Intel announced the 2023 release of the Intel oneAPI tools, available in the Intel Developer Cloud and rolling out through regular distribution channels. The new oneAPI 2023 tools support the upcoming 4th Gen Intel Xeon Scalable processors, Intel Xeon CPU Max Series and Intel Data Center GPUs, including Flex Series and the new Max Series.
The tools deliver performance and productivity enhancements, and add support for new Codeplay plug-ins that make it easier than ever for developers to write SYCL code for non-Intel GPU architectures. These standards-based tools deliver choice in hardware and ease in developing high-performance applications that run on multi-architecture systems.
“We’re seeing encouraging early application performance results on our development systems using Intel Max Series GPU accelerators — applications built with Intel’s oneAPI compilers and libraries,” said Timothy Williams, deputy director, Argonne Computational Science Division. “For leadership-class computational science, we value the benefits of code portability from multivendor, multi-architecture programming standards such as SYCL and Python AI frameworks such as PyTorch, accelerated by Intel libraries.
What oneAPI tools deliver
Intel’s 2023 developer tools include a comprehensive set of the latest compilers and libraries, analysis and porting tools, and optimized artificial intelligence (AI) and machine learning frameworks to build high-performance, multi-architecture applications for CPUs, GPUs and FPGAs, powered by oneAPI.
The tools enable developers to quickly meet performance objectives and save time by using a single codebase, allowing more time for innovation.

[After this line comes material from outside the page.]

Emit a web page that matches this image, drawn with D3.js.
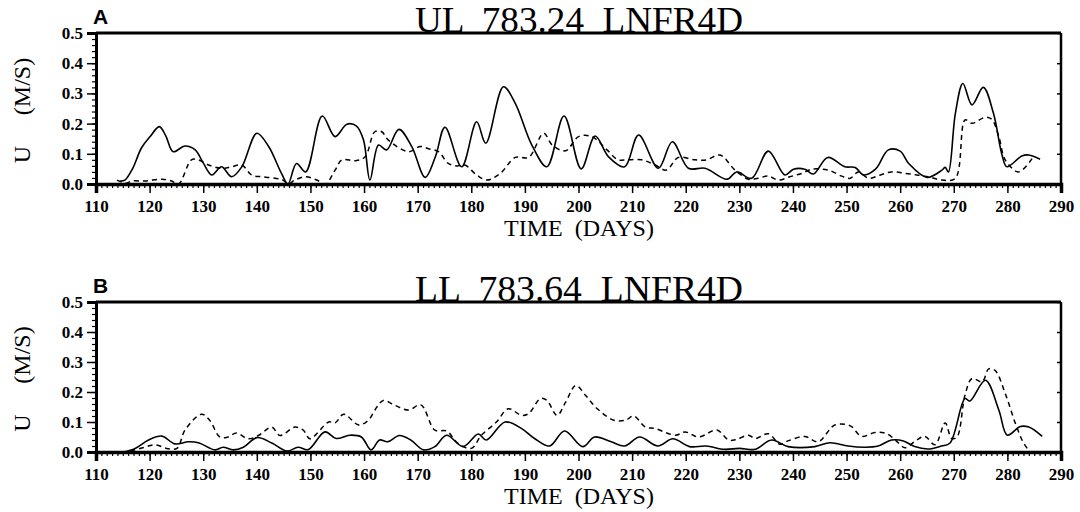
<!DOCTYPE html>
<html>
<head>
<meta charset="utf-8">
<title>UL / LL 783 LNFR4D</title>
<style>
  body { margin: 0; background: #fff; }
  .serif { font-family: "Liberation Serif", serif; fill: #000; }
</style>
</head>
<body>
<script src="https://cdn.jsdelivr.net/npm/d3@7/dist/d3.min.js"></script>
<script>
// axis ticks
var xTicks = d3.range(110, 291, 10);
var yTicks = [0.0, 0.1, 0.2, 0.3, 0.4, 0.5];

// panel A (UL 783.24) - [day, U m/s]
var ulSolid = [[114.5,0.01],[115.4,0.013],[116.8,0.05],[118.5,0.12],[120.1,0.157],[121.8,0.19],[123,0.16],[124.4,0.107],[126.6,0.126],[128.5,0.113],
  [130,0.07],[131.6,0.03],[133.4,0.057],[135.3,0.024],[137.2,0.057],[140,0.168],[142.2,0.124],[144.6,0.035],[145.8,0.0],[147.4,0.068],
  [149.1,0.04],[152.2,0.225],[154.6,0.157],[156.8,0.198],[158.6,0.192],[159.9,0.146],[161.1,0.013],[162.7,0.129],[164.2,0.113],[166.5,0.181],
  [168.9,0.124],[171.4,0.022],[173.3,0.09],[175.1,0.188],[178.2,0.057],[181,0.206],[182.7,0.135],[186,0.322],[188.2,0.267],[191.3,0.129],
  [194.1,0.057],[197.3,0.225],[200.5,0.05],[203.1,0.159],[205.6,0.09],[208.6,0.057],[211.2,0.162],[214.9,0.052],[217.5,0.14],[220.5,0.052],
  [223.6,0.052],[227.7,0.016],[229.5,0.04],[232.3,0.019],[235.4,0.109],[238.5,0.03],[240.1,0.049],[242.2,0.049],[243.8,0.033],[246.5,0.088],
  [249.7,0.057],[251.6,0.055],[253.2,0.03],[255.4,0.049],[257.8,0.113],[260,0.109],[261.6,0.068],[265,0.022],[267.8,0.046],[268.4,0.055],
  [269,0.04],[270.3,0.234],[271.7,0.333],[273.4,0.262],[275.5,0.32],[277.4,0.234],[279,0.096],[279.9,0.057],[282.7,0.093],[284,0.096],[286.1,0.082]];

var ulDashed = [[113.9,0.013],[115.6,0.003],[116.7,0.01],[119.2,0.01],[122.3,0.016],[124.1,0.01],[125.4,0.0],[127.8,0.08],[129.1,0.08],[131,0.063],
  [133.5,0.052],[135.3,0.057],[137.2,0.063],[139,0.03],[140.9,0.024],[143.4,0.019],[144.9,0.013],[145.8,0.0],[147.1,0.013],[149,0.024],
  [151.2,0.013],[152.8,0.0],[154.6,0.046],[155.9,0.08],[158.4,0.077],[160.2,0.09],[162,0.173],[163.3,0.173],[164.5,0.146],[168.3,0.107],
  [170.5,0.124],[172,0.117],[173.9,0.107],[175.7,0.068],[177.3,0.06],[178.8,0.063],[181,0.03],[182.9,0.013],[185.4,0.035],[188.2,0.088],
  [190.7,0.088],[193.5,0.168],[195.1,0.129],[197.6,0.11],[200,0.157],[202.5,0.157],[205.3,0.113],[207.4,0.08],[209,0.08],[211.8,0.08],
  [214.3,0.063],[216.4,0.046],[218.6,0.088],[221.7,0.08],[223.9,0.08],[226.4,0.096],[229.2,0.046],[231.7,0.016],[233.5,0.019],[235.4,0.026],
  [237.3,0.013],[239.4,0.024],[241.6,0.035],[243.5,0.049],[246.6,0.046],[249.1,0.026],[250.7,0.019],[252.2,0.04],[254.1,0.019],[256.3,0.03],
  [258.4,0.04],[261,0.035],[263.1,0.03],[265.3,0.024],[267.8,0.013],[270.3,0.019],[272.1,0.212],[273.4,0.201],[275.9,0.221],[277.1,0.214],
  [278.4,0.157],[279.6,0.08],[282.1,0.04],[284.6,0.084]];

// panel B (LL 783.64)
var llSolid = [[115.1,0.0],[117.3,0.012],[119.8,0.04],[122.3,0.053],[124.7,0.027],[127.2,0.034],[129.1,0.031],[132.2,0.007],[133.7,0.016],[135.6,0.007],
  [137.5,0.016],[140,0.048],[142.8,0.03],[145.6,0.003],[147.7,0.016],[149.6,0.008],[152.7,0.067],[154.8,0.045],[157.3,0.056],[159.5,0.05],
  [161.3,0.007],[162.9,0.04],[164.4,0.034],[166.6,0.055],[168.7,0.04],[171.1,0.007],[173.2,0.018],[175.4,0.056],[178.5,0.018],[181.3,0.06],
  [182.8,0.04],[186.3,0.1],[189.4,0.078],[191.8,0.045],[194.6,0.02],[197.4,0.07],[200.8,0.018],[203,0.05],[206.1,0.034],[208.6,0.02],
  [211.4,0.05],[214.8,0.02],[217.6,0.044],[220.7,0.018],[223.8,0.02],[227.2,0.009],[230,0.012],[233,0.009],[236,0.04],[239.1,0.018],
  [244.1,0.018],[246.9,0.031],[250.3,0.02],[253.4,0.016],[255.9,0.02],[258.4,0.04],[260.6,0.037],[262.7,0.018],[265.2,0.01],[267.7,0.02],
  [269.3,0.03],[272.1,0.178],[273,0.17],[275.9,0.239],[278.4,0.14],[280,0.056],[282.4,0.085],[284,0.083],[286.5,0.052]];

var llDashed = [[116.4,0.003],[118.9,0.015],[121.1,0.024],[123.2,0.012],[125.1,0.012],[126.6,0.073],[129.7,0.126],[131.2,0.106],[133.1,0.05],[134.6,0.05],
  [136.2,0.063],[138.4,0.044],[140.3,0.055],[142.8,0.083],[144.3,0.055],[147.1,0.083],[148.7,0.072],[149.9,0.044],[153.4,0.1],[154.6,0.097],
  [156.2,0.126],[159,0.09],[160.8,0.106],[162.4,0.15],[163.6,0.172],[165.8,0.155],[168.3,0.14],[170.6,0.157],[173.2,0.073],[175.4,0.07],
  [177.5,0.029],[180,0.012],[181.9,0.056],[184.7,0.1],[186.9,0.144],[189.4,0.122],[190.7,0.128],[192.9,0.178],[194.1,0.172],[196,0.122],
  [197.6,0.166],[199.5,0.222],[201.3,0.189],[203.5,0.144],[206.6,0.106],[208.8,0.106],[210.3,0.12],[212.5,0.083],[214.3,0.078],[218.1,0.056],
  [219.9,0.067],[222.4,0.05],[225.8,0.073],[228,0.04],[229.5,0.042],[231.7,0.056],[233,0.045],[235.4,0.061],[237.6,0.026],[239.1,0.037],
  [242.2,0.052],[244.7,0.034],[247.8,0.09],[250.7,0.087],[252.8,0.052],[255.3,0.065],[257.5,0.061],[259.7,0.03],[260.9,0.014],[263.1,0.04],
  [264.6,0.052],[266.5,0.024],[268.4,0.097],[269.6,0.045],[270.6,0.05],[272.1,0.19],[273.4,0.245],[275.3,0.234],[276.5,0.277],[277.7,0.272],
  [279.6,0.195],[281.5,0.095],[282.9,0.034],[283.7,0.012]];

var W = 1080, H = 512;
var svg = d3.select("body").append("svg")
    .attr("width", W)
    .attr("height", H)
    .style("background", "#fff");

var x = d3.scaleLinear().domain([110, 290]).range([96, 1061]);

// bold serif tick labels, like the plotter font
function styleLabels(a) {
  a.attr("font-family", null).attr("font-size", null);
  a.selectAll(".tick text")
    .attr("font-family", "Liberation Serif, serif")
    .attr("font-weight", "bold")
    .attr("font-size", "17px")
    .attr("fill", "#000");
}

function drawPanel(letter, title, top, bottom, solid, dashed) {
  var y = d3.scaleLinear().domain([0, 0.5]).range([bottom, top]);
  var g = svg.append("g");

  // curves
  var line = d3.line()
      .x(function (d) { return x(d[0]); })
      .y(function (d) { return y(d[1]); })
      .curve(d3.curveCatmullRom.alpha(0.5));

  g.append("path").datum(dashed)
    .attr("d", line).attr("fill", "none")
    .attr("stroke", "#000").attr("stroke-width", 1.5)
    .attr("stroke-dasharray", "5,4");
  g.append("path").datum(solid)
    .attr("d", line).attr("fill", "none")
    .attr("stroke", "#000").attr("stroke-width", 1.6);

  // frame: top and right thinner
  g.append("line").attr("x1", x(110)).attr("x2", x(290)).attr("y1", top).attr("y2", top)
    .attr("stroke", "#000").attr("stroke-width", 3);
  g.append("line").attr("x1", x(290)).attr("x2", x(290)).attr("y1", top).attr("y2", bottom)
    .attr("stroke", "#000").attr("stroke-width", 2.5);

  // small inward ticks on right frame
  g.append("g").attr("transform", "translate(" + x(290) + ",0)")
    .call(d3.axisRight(y).tickValues(yTicks).tickSize(-4).tickFormat(""))
    .call(function (a) { a.select(".domain").remove(); a.selectAll("line").attr("stroke-width", 1.5); });

  // x axis minor + major
  g.append("g").attr("transform", "translate(0," + bottom + ")")
    .call(d3.axisBottom(x).tickValues(d3.range(110, 291, 1)).tickSize(4).tickFormat(""))
    .call(function (a) { a.select(".domain").remove(); a.selectAll("line").attr("stroke-width", 1.2); });
  var xa = g.append("g").attr("transform", "translate(0," + bottom + ")")
    .call(d3.axisBottom(x).tickValues(xTicks).tickSize(9).tickPadding(7).tickFormat(d3.format("d")));
  xa.select(".domain").attr("stroke-width", 3.5);
  xa.selectAll("line").attr("stroke-width", 1.5);
  styleLabels(xa);

  // y axis minor + major
  g.append("g").attr("transform", "translate(" + x(110) + ",0)")
    .call(d3.axisLeft(y).tickValues(d3.range(0, 0.501, 0.02)).tickSize(4).tickFormat(""))
    .call(function (a) { a.select(".domain").remove(); a.selectAll("line").attr("stroke-width", 1.2); });
  var ya = g.append("g").attr("transform", "translate(" + x(110) + ",0)")
    .call(d3.axisLeft(y).tickValues(yTicks).tickSize(9).tickPadding(4).tickFormat(d3.format(".1f")));
  ya.select(".domain").attr("stroke-width", 3);
  ya.selectAll("line").attr("stroke-width", 1.5);
  styleLabels(ya);

  // panel letter
  svg.append("text").attr("x", 93).attr("y", top - 9)
    .attr("font-family", "Liberation Sans, Arial, sans-serif").attr("font-weight", "bold")
    .attr("font-size", "21px").text(letter);

  // title sitting on the top frame
  svg.append("text").attr("class", "serif")
    .attr("x", 415).attr("y", top - 1)
    .attr("font-size", "36px")
    .attr("textLength", 328).attr("lengthAdjust", "spacingAndGlyphs")
    .style("white-space", "pre")
    .text(title);

  // y label
  var mid = (top + bottom) / 2;
  svg.append("text").attr("class", "serif")
    .attr("transform", "translate(30," + (mid + 46) + ") rotate(-90)")
    .attr("text-anchor", "middle").attr("font-size", "24px").text("U");
  svg.append("text").attr("class", "serif")
    .attr("transform", "translate(30," + (mid - 22) + ") rotate(-90)")
    .attr("text-anchor", "middle").attr("font-size", "24px").text("(M/S)");

  // x label
  svg.append("text").attr("class", "serif")
    .attr("x", 579).attr("y", bottom + 52)
    .attr("text-anchor", "middle").attr("font-size", "24px")
    .style("white-space", "pre")
    .text("TIME  (DAYS)");
}

drawPanel("A", "UL  783.24  LNFR4D", 33, 184, ulSolid, ulDashed);
drawPanel("B", "LL  783.64  LNFR4D", 302, 452, llSolid, llDashed);
</script>
</body>
</html>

This new oneAPI tools release helps developers take advantage of the advanced capabilities of Intel hardware:
- 4th Gen Intel Xeon Scalable and Xeon CPU Max Series processors with Intel Advanced Matrix Extensions (Intel AMX), Intel Quick Assist Technology (Intel QAT), Intel AVX-512, bfloat16 and more.
- Intel Data Center GPUs, including Flex Series with hardware-based AV1 encoder, and Max Series GPUs with data type flexibility, Intel Xe Matrix Extensions (Intel XMX), vector engine, Intel Xe Link and other features.
Example benchmarks:
- MLPerf DeepCAM deep learning inference and training performance with Xeon Max CPU showed a 3.6x performance gain over Nvidia at 2.4 and AMD as the baseline 1.0 using Intel AMX enabled by the Intel oneAPI Deep Neural Network Library (oneDNN).
“We look forward to the first exascale scientific discoveries from these technologies on the Aurora system next year,” added Williams.